Frequently asked questions

What is the difference between a stockout and a backorder?

A stockout is when you have zero stock of an item. A backorder is a customer order you accept but cannot fulfil immediately because of a stockout - you promise to deliver once stock arrives. A stockout is the cause; backorders (or lost sales) are the result.

How do you calculate the reorder point for a manufacturing plant?

Reorder point = average daily consumption x supplier lead time in days. For a part used at 5 units a day with a 7-day lead time, the reorder point is 35 units. Add safety stock on top to cover demand spikes or lead-time variability.

What is safety stock and how much should a manufacturer carry?

Safety stock is buffer stock held to absorb demand spikes or supplier delays. A common formula is (maximum daily use minus average daily use) x maximum lead time.

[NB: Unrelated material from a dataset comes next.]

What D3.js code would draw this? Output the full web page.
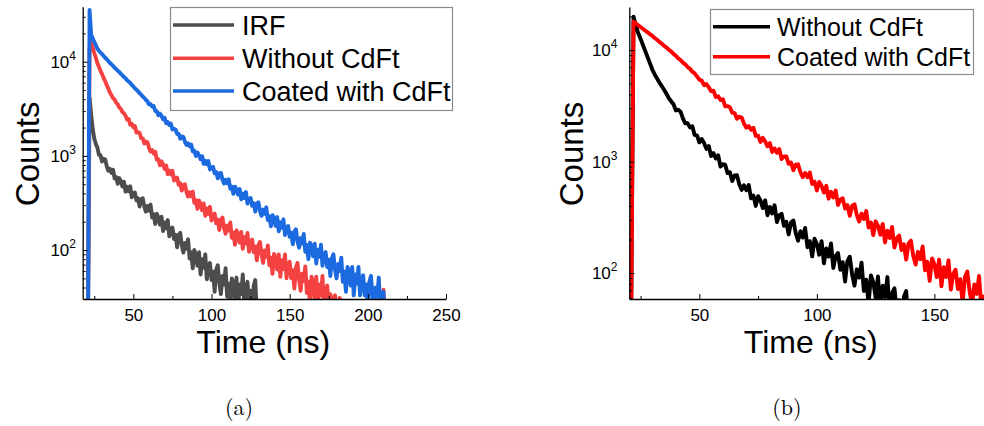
<!DOCTYPE html>
<html><head><meta charset="utf-8">
<script src="https://cdn.jsdelivr.net/npm/d3@7"></script>
<style>body{margin:0;background:#fff}svg{display:block}</style>
</head><body>
<svg id="c" width="984" height="426"></svg>
<script>
// ---------- data (counts per 1 ns bin) ----------
const irfStartA = 21;
const irfCountsA = [20,4130,2735,1936,1531,1334,1225,1025,1016,872,931,915,776,695,729,660,713,576,596,505,581,539,474,530,417,469,421,475,364,400,407,336,354,290,346,355,290,256,293,262,304,222,240,189,243,221,186,226,159,196,170,208,140,166,173,131,145,107,144,152,112,94,119,103,130,81,95,64,100,88,68,95,55,80,65,90,49,67,73,48,59,36,62,69,45,34,53,43,64,32,44,24,50,44,31,51,24,43,34,55,25,40,46,28,37,20,42,48,20];

const withoutStartA = 21;
const withoutCountsA = [20,14000,15850,14100,12380,10990,9660,8810,8000,7390,6700,6210,5610,5200,4700,4410,4100,3950,3670,3530,3270,3160,2920,2830,
2671,2428,2462,2143,2188,2020,2072,1768,1791,1749,1542,1535,1354,1424,1398,1221,1113,1152,1059,1107,915,923,793,875,815,727,790,641,700,633,693,548,586,585,494,511,428,491,499,415,370,412,372,417,318,338,274,336,308,265,312,231,276,242,288,206,235,244,192,209,163,210,221,172,149,182,161,196,135,153,114,161,146,120,156,103,137,117,152,96,121,129,95,109,78,112,122,89,73,99,85,112,69,83,56,91,81,62,90,52,78,63,90,50,68,75,50,61,39,65,73,49,37,56,47,67,35,46,26,52,45,31,52,24,43,33,53,23,37,42,25,34,17,31,33,24,17,31,24,29,16,23,10,29,24,15,27,10,24,17,28,10,21,24,12,18,8,20,25,13,7,17,13,23,8,38,12];

const coatedStartA = 21;
const coatedCountsA = [20,35500,19300,17700,16310,15030,13760,13010,12480,12050,11490,11020,10620,10180,9710,9400,9040,8650,8380,8030,7770,7430,7200,6880,6670,6370,6170,5950,5660,5480,5210,5050,4850,4630,4470,4270,4130,3930,3800,
3523,3543,3343,3382,2998,2978,2706,2813,2661,2452,2534,2222,2290,2129,2201,1900,1938,1907,1710,1709,1524,1608,1595,1412,1307,1357,1263,1321,1119,1132,996,1088,1019,920,989,824,890,815,881,717,760,761,654,673,577,651,658,561,510,558,512,565,448,471,396,471,439,387,444,346,398,357,413,312,349,357,295,314,256,311,322,261,231,269,243,284,208,228,179,235,216,181,224,158,197,172,212,144,172,180,138,153,115,156,166,124,106,134,117,148,96,113,80,120,108,86,117,72,101,85,114,68,89,95,66,79,53,82,90,62,50,71,60,83,46,59,36,66,57,42,66,33,55,44,66,33,48,54,33,43,24,46,53,33,24,40,32,51,23,33,36,15];

const withoutStartB = 20;
const withoutCountsB = [40,45,19900,16600,14130,12590,11090,9770,8610,7590,6680,6030,5560,5110,4740,4400,4050,3710,3470,3260,
2872,2916,2797,2434,2198,2210,2024,2070,1731,1717,1485,1594,1466,1298,1375,1119,1189,1063,1138,901,945,937,787,802,667,751,752,625,557,613,553,615,468,494,400,489,448,382,448,330,391,342,405,287,329,340,265,288,222,284,296,228,195,237,208,254,170,193,141,203,182,146,193,122,166,140,184,111,142,151,107,125,84,128,140,97,77,108,91,124,69,87,53,95,83,60,93,47,77,61,92,44,66,73,44,57,30,61,69,30];

const coatedStartB = 20;
const coatedCountsB = [40,42,17950,17300,16690,16050,15510,14900,14420,13850,13400,12820,12360,11830,11410,10900,10540,10050,9720,9230,8890,8420,8130,7700,7440,7030,6800,6390,6180,5800,
5422,5323,4830,4945,4639,4273,4322,3790,3847,3558,3620,3127,3140,3067,2734,2718,2414,2520,2478,2186,2012,2079,1924,2007,1696,1707,1499,1631,1518,1369,1461,1217,1310,1197,1292,1053,1111,1110,954,979,837,937,944,801,725,790,723,797,629,661,550,655,604,527,605,464,535,477,549,408,457,467,379,406,326,400,414,331,290,341,305,360,256,284,219,291,265,220,276,188,240,206,259,169,205,217,161,181,132,184,195,143,119,155,133,173,106,126,85,135,120,92,132,76,113,92,130,71,98,107,72,88,54,92,103,68,52,79,65,94,48,64];

const seriesLabelsA = ["IRF", "Without CdFt", "Coated with CdFt"];
const seriesLabelsB = ["Without CdFt", "Coated with CdFt"];
const xTickLabelsA = [50, 100, 150, 200, 250];
const xMinorTicksA = [25, 75, 125, 175, 225];
const xTickLabelsB = [50, 100, 150];
const xMinorTicksB = [25, 75, 125];
const yTickExponents = [2, 3, 4];
const xAxisTitle = "Time (ns)";
const yAxisTitle = "Counts";
const captions = ["(a)", "(b)"];

// ---------- drawing ----------
const svg = d3.select("#c");
const SANS = "'Liberation Sans', Arial, Helvetica, sans-serif";
const SERIF = "'Latin Modern Roman','Liberation Serif','DejaVu Serif',serif";

const panels = [
  {
    id: "a",
    x: d3.scaleLinear().domain([17.6, 250]).range([82.7, 446]),
    y: d3.scaleLog().domain([30.2, 38400]).range([299, 6.7]),
    series: [
      {t0: irfStartA, v: irfCountsA, color: "#4d4d4d", label: seriesLabelsA[0]},
      {t0: withoutStartA, v: withoutCountsA, color: "#f44242", label: seriesLabelsA[1]},
      {t0: coatedStartA, v: coatedCountsA, color: "#1b6ae0", label: seriesLabelsA[2]}
    ],
    xMajor: xTickLabelsA, xMinor: xMinorTicksA,
    yLabelRight: 76, ylabX: 38.5, xlabX: 263.3, xlabY: 352.5,
    legend: {x: 170, y: 7, w: 282, h: 103, rows: [25, 58.3, 91], lx1: 173, lx2: 234, tx: 242, fs: 27, dy: 10},
    caption: {x: 239, y: 415, text: captions[0]}
  },
  {
    id: "b",
    x: d3.scaleLinear().domain([20.2, 171.1]).range([629.3, 984]),
    y: d3.scaleLog().domain([58.5, 24300]).range([299, 7]),
    series: [
      {t0: withoutStartB, v: withoutCountsB, color: "#000000", label: seriesLabelsB[0]},
      {t0: coatedStartB, v: coatedCountsB, color: "#ff0000", label: seriesLabelsB[1]}
    ],
    xMajor: xTickLabelsB, xMinor: xMinorTicksB,
    yLabelRight: 617.5, ylabX: 583, xlabX: 810.8, xlabY: 352.5,
    legend: {x: 710, y: 9, w: 263, h: 65, rows: [26.7, 56.7], lx1: 713, lx2: 770, tx: 777, fs: 25, dy: 9},
    caption: {x: 787, y: 415, text: captions[1]}
  }
];

panels.forEach(p => {
  const g = svg.append("g");
  const [x0, x1] = p.x.range();
  const [yb, yt] = p.y.range();

  const cid = "clip-" + p.id;
  svg.append("defs").append("clipPath").attr("id", cid)
    .append("rect").attr("x", x0).attr("y", yt).attr("width", x1 - x0).attr("height", yb - yt);

  const plot = g.append("g").attr("clip-path", `url(#${cid})`);
  p.series.forEach(s => {
    const line = d3.line().x((d, i) => p.x(s.t0 + i)).y(d => p.y(d));
    plot.append("path").datum(s.v).attr("d", line)
      .attr("fill", "none").attr("stroke", s.color).attr("stroke-width", 3.9)
      .attr("stroke-linejoin", "round");
  });

  // x axis (ticks inward)
  const xa = g.append("g").attr("transform", `translate(0,${yb})`)
    .call(d3.axisBottom(p.x).tickValues(p.xMajor).tickSize(-5).tickSizeOuter(0).tickPadding(9.6).tickFormat(d3.format("d")));
  xa.selectAll("text").attr("font-family", SANS).attr("font-size", 17).attr("fill", "#000");
  g.append("g").attr("transform", `translate(0,${yb})`)
    .call(d3.axisBottom(p.x).tickValues(p.xMinor).tickSize(-3).tickFormat(""))
    .call(a => a.select(".domain").remove());

  // y axis (log, ticks inward)
  const [ymin, ymax] = p.y.domain();
  const minor = [];
  for (let e = 1; e <= 4; e++) for (let m = 2; m <= 9; m++) {
    const v = m * Math.pow(10, e);
    if (v >= ymin && v <= ymax) minor.push(v);
  }
  g.append("g").attr("transform", `translate(${x0},0)`)
    .call(d3.axisLeft(p.y).tickValues(yTickExponents.map(e => Math.pow(10, e))).tickSize(-5).tickSizeOuter(0).tickFormat(""));
  g.append("g").attr("transform", `translate(${x0},0)`)
    .call(d3.axisLeft(p.y).tickValues(minor).tickSize(-3).tickFormat(""))
    .call(a => a.select(".domain").remove());
  yTickExponents.forEach(e => {
    const t = g.append("text").attr("x", p.yLabelRight).attr("y", p.y(Math.pow(10, e)) + 6)
      .attr("text-anchor", "end").attr("font-family", SANS).attr("font-size", 17).attr("fill", "#000");
    t.append("tspan").text("10");
    t.append("tspan").attr("dy", -8).attr("font-size", 12).text(e);
  });
  g.selectAll(".domain").attr("stroke", "#000").attr("stroke-width", 1.3);
  g.selectAll(".tick line").attr("stroke", "#000").attr("stroke-width", 1);

  // axis titles
  g.append("text").attr("transform", `translate(${p.ylabX},${(yb + yt) / 2 + 1}) rotate(-90)`)
    .attr("text-anchor", "middle").attr("font-family", SANS).attr("font-size", 33).attr("fill", "#000").text(yAxisTitle);
  g.append("text").attr("x", p.xlabX).attr("y", p.xlabY)
    .attr("text-anchor", "middle").attr("font-family", SANS).attr("font-size", 32).attr("fill", "#000").text(xAxisTitle);

  // legend
  const L = p.legend;
  g.append("rect").attr("x", L.x + 0.5).attr("y", L.y + 0.5).attr("width", L.w).attr("height", L.h)
    .attr("fill", "#fff").attr("stroke", "#8a8a8a").attr("stroke-width", 1.2);
  p.series.forEach((s, i) => {
    g.append("line").attr("x1", L.lx1).attr("x2", L.lx2).attr("y1", L.rows[i]).attr("y2", L.rows[i])
      .attr("stroke", s.color).attr("stroke-width", 3.6);
    g.append("text").attr("x", L.tx).attr("y", L.rows[i] + L.dy)
      .attr("font-family", SANS).attr("font-size", L.fs).attr("fill", "#000").text(s.label);
  });

  // caption
  g.append("text").attr("x", p.caption.x).attr("y", p.caption.y).attr("text-anchor", "middle")
    .attr("font-family", SERIF).attr("font-size", 22).attr("fill", "#000").text(p.caption.text);
});
</script>
</body></html>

The right amount balances stockout risk against holding cost; critical or long-lead-time parts justify carrying more.

How does inventory software prevent stockouts automatically?

You set a reorder level (min/max) per item in the item master; the system monitors stock in real time as barcode transactions post, and raises a purchase request automatically the moment an item hits its reorder level - so no one has to watch stock manually.

What is the cost of a stockout in manufacturing?

Beyond the lost sale, a stockout can halt a production line, idle labour, delay customer delivery, trigger expedited freight, and damage the customer relationship. These indirect costs usually dwarf the value of the missing part, which is why reorder automation pays for itself.